_Task prompt_.
Each line that contains the string "with" counts once; report how many such lines appear in the data, as a number only.

_Dataset content_.
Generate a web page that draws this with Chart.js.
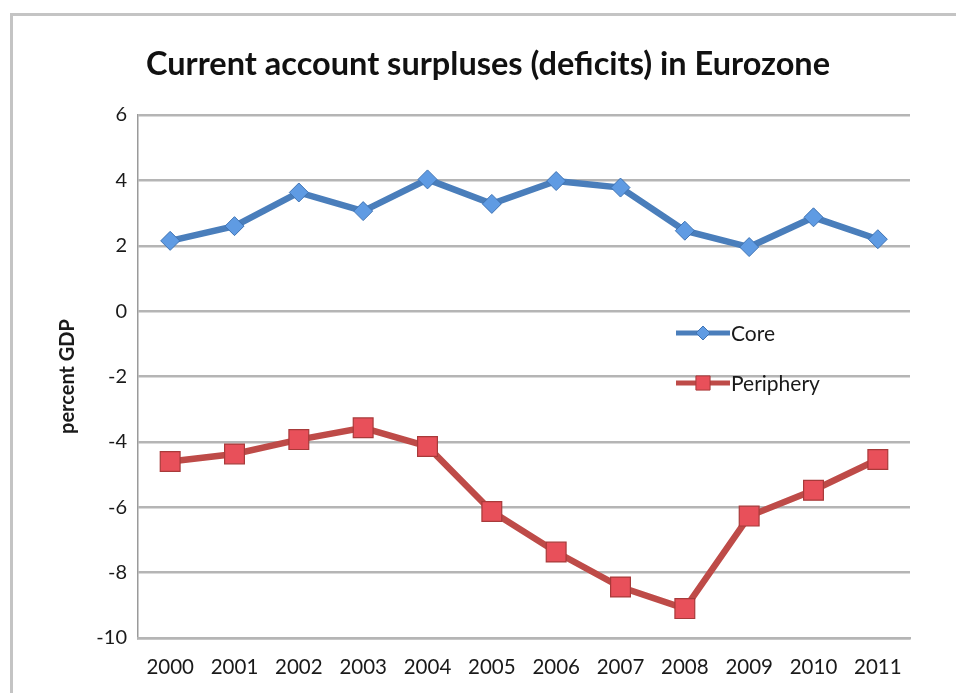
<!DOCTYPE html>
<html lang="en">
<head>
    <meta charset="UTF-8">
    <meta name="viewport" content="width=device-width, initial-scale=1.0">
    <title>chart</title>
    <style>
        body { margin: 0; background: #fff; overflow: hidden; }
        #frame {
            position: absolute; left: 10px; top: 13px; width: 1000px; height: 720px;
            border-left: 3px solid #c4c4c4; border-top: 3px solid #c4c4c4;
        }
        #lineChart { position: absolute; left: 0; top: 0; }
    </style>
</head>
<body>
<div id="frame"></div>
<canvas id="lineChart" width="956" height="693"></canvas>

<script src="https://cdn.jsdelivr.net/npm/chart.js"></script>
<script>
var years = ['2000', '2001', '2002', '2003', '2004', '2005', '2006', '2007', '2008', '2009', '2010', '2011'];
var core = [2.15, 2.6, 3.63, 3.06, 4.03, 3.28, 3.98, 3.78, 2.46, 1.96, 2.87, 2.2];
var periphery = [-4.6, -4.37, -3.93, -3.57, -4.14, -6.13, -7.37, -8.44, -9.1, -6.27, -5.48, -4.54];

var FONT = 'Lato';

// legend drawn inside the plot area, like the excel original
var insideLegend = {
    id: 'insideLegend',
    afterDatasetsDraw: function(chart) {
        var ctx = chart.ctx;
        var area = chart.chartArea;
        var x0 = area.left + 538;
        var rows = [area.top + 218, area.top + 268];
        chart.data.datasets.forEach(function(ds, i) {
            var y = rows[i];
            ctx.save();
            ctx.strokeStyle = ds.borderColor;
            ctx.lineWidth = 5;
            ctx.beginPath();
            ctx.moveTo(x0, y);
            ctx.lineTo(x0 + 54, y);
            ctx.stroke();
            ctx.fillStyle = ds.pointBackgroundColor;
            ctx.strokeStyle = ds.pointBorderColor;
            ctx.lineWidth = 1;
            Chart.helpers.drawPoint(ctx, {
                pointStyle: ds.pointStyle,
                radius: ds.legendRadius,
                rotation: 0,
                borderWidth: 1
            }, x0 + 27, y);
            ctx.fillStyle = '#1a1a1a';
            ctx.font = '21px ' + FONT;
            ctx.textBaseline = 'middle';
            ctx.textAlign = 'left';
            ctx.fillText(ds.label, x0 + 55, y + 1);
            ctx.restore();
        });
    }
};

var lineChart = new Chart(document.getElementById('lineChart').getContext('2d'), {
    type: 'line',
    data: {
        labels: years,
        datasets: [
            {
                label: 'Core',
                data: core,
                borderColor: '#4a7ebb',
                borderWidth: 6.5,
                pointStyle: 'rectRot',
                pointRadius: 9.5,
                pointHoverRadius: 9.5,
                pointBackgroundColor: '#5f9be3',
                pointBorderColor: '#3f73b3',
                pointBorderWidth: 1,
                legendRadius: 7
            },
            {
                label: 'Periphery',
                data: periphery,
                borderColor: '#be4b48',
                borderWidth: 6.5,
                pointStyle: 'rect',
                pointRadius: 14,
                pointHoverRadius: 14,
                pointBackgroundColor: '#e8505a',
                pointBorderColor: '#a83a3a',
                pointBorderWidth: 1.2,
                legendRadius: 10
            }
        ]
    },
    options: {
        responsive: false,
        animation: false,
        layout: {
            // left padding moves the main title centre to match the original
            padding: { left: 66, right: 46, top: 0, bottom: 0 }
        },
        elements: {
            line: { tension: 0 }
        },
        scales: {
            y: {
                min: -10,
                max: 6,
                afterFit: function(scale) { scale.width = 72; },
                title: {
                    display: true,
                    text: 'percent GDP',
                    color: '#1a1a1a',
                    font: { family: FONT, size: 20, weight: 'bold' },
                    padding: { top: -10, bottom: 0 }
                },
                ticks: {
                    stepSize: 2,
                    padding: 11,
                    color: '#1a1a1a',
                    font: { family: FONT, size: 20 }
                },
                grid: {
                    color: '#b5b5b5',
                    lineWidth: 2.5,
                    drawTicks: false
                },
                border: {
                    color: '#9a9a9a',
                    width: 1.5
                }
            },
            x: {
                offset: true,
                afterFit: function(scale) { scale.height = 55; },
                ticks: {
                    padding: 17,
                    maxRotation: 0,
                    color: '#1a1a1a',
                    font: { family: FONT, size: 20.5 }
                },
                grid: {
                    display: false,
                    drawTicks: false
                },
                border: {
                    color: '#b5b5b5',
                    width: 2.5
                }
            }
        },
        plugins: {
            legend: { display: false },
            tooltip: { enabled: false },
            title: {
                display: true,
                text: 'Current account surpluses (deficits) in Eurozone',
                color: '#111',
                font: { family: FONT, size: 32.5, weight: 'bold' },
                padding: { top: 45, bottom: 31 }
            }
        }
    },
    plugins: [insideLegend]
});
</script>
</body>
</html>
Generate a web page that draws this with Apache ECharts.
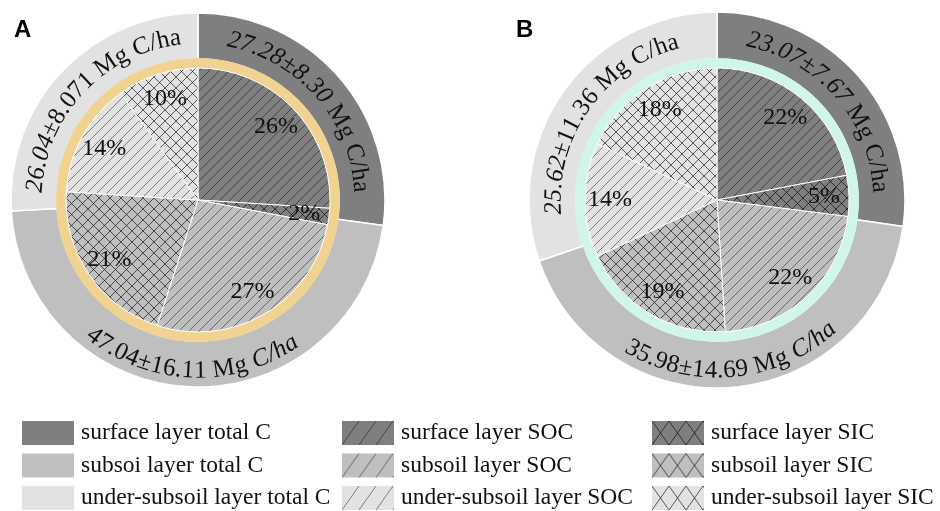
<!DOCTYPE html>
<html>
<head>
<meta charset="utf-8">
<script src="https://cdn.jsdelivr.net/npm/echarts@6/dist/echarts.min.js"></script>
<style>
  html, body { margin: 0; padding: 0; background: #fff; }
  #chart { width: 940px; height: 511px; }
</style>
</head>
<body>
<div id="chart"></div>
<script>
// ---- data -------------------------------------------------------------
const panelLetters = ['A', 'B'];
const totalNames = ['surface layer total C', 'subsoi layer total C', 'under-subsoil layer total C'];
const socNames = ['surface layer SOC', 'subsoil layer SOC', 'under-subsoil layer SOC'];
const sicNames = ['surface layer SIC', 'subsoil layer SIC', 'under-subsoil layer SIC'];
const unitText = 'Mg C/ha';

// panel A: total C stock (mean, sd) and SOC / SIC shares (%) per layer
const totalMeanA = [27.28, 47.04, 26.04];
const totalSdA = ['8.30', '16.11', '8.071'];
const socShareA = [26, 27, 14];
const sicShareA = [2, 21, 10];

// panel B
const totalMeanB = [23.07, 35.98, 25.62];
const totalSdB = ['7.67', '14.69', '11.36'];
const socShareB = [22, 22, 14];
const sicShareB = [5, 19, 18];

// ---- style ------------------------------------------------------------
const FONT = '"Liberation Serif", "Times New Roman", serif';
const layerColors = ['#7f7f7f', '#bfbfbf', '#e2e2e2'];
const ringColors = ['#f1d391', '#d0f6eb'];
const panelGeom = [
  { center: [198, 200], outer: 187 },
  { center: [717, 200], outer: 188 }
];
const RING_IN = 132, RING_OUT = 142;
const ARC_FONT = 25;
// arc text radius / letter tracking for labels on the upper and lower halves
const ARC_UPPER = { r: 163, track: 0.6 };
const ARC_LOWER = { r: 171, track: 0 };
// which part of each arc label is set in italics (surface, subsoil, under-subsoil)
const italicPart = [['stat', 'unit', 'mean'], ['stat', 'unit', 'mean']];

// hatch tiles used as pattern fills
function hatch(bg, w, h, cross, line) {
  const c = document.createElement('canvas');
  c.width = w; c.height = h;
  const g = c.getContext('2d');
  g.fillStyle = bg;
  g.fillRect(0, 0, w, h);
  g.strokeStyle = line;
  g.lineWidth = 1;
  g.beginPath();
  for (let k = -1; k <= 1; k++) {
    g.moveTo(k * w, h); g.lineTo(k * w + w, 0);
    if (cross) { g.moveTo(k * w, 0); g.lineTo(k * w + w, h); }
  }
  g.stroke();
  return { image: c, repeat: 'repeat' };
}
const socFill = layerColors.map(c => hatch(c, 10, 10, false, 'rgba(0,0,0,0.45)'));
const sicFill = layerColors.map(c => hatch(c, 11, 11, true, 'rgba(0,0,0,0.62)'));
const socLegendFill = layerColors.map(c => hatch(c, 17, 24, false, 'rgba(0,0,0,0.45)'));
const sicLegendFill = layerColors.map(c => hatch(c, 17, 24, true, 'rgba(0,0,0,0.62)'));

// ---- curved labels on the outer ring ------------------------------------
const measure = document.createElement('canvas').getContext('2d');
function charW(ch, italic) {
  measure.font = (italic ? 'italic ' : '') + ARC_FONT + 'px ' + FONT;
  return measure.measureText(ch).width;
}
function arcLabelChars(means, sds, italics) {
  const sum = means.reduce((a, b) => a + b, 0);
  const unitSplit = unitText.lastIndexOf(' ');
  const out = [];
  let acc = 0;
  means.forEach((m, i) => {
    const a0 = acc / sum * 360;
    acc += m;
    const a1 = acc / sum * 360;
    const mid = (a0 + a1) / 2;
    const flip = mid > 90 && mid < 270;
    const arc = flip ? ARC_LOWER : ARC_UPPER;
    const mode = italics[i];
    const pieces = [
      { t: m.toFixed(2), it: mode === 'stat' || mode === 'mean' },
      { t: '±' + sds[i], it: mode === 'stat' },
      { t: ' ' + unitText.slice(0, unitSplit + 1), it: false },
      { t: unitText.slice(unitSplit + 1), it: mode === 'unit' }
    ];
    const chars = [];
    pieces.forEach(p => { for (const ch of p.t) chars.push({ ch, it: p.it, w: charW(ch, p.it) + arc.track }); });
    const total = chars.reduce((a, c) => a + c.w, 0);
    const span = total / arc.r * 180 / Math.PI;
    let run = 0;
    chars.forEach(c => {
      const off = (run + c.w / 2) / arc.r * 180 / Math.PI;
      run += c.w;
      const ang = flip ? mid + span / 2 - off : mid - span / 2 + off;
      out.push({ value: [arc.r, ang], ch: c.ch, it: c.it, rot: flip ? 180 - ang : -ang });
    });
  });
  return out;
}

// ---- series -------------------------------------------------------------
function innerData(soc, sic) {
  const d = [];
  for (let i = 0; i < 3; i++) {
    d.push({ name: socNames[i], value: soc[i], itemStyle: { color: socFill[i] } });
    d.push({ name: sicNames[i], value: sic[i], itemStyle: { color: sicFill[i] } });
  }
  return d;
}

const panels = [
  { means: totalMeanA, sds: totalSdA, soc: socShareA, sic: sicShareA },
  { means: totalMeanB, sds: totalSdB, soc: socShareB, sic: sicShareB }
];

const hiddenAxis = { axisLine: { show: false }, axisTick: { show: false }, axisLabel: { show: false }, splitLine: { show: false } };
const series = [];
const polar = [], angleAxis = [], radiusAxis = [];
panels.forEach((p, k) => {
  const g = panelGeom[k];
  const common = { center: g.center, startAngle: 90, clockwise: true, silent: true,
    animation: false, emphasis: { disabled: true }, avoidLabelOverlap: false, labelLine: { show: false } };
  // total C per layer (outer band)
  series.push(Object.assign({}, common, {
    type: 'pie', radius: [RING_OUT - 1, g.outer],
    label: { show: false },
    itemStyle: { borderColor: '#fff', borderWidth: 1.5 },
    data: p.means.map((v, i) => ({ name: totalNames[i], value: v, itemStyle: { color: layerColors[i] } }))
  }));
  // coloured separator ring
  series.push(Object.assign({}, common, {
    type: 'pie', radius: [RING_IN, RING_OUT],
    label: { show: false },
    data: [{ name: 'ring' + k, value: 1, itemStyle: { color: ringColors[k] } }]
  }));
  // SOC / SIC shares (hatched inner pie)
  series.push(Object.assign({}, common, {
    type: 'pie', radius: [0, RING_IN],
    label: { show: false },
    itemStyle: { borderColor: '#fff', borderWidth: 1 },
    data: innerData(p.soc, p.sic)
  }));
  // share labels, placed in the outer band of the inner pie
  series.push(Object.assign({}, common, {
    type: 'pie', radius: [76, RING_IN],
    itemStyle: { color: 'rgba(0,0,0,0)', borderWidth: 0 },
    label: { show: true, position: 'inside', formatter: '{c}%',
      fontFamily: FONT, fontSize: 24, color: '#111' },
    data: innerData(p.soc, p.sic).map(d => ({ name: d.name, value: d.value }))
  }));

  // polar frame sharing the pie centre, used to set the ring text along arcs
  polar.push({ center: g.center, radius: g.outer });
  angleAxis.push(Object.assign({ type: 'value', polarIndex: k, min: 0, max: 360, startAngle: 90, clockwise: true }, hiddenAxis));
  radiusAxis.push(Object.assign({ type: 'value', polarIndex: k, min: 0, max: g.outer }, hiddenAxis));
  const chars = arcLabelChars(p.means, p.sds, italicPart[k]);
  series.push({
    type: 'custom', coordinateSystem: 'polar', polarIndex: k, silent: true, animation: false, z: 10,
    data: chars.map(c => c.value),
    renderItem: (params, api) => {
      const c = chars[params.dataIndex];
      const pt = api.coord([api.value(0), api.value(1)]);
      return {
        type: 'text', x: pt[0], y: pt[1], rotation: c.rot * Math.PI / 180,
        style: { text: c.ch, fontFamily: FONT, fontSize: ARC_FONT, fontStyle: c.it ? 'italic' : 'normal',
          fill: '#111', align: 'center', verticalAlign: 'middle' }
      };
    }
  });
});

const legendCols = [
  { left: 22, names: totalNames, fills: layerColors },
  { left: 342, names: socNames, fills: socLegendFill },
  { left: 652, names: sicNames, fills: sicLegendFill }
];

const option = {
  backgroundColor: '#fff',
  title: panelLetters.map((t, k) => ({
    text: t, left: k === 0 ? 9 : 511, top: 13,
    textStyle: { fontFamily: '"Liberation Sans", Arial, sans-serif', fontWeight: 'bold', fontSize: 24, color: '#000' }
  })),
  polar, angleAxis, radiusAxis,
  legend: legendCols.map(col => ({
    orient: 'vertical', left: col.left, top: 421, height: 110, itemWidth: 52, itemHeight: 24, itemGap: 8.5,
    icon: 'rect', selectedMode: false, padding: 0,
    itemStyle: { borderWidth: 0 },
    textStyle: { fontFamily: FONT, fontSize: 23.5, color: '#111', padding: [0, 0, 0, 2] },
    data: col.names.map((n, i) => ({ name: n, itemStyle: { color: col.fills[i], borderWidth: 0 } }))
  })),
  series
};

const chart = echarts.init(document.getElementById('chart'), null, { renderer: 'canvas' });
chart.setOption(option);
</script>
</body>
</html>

_Solved problem_.
2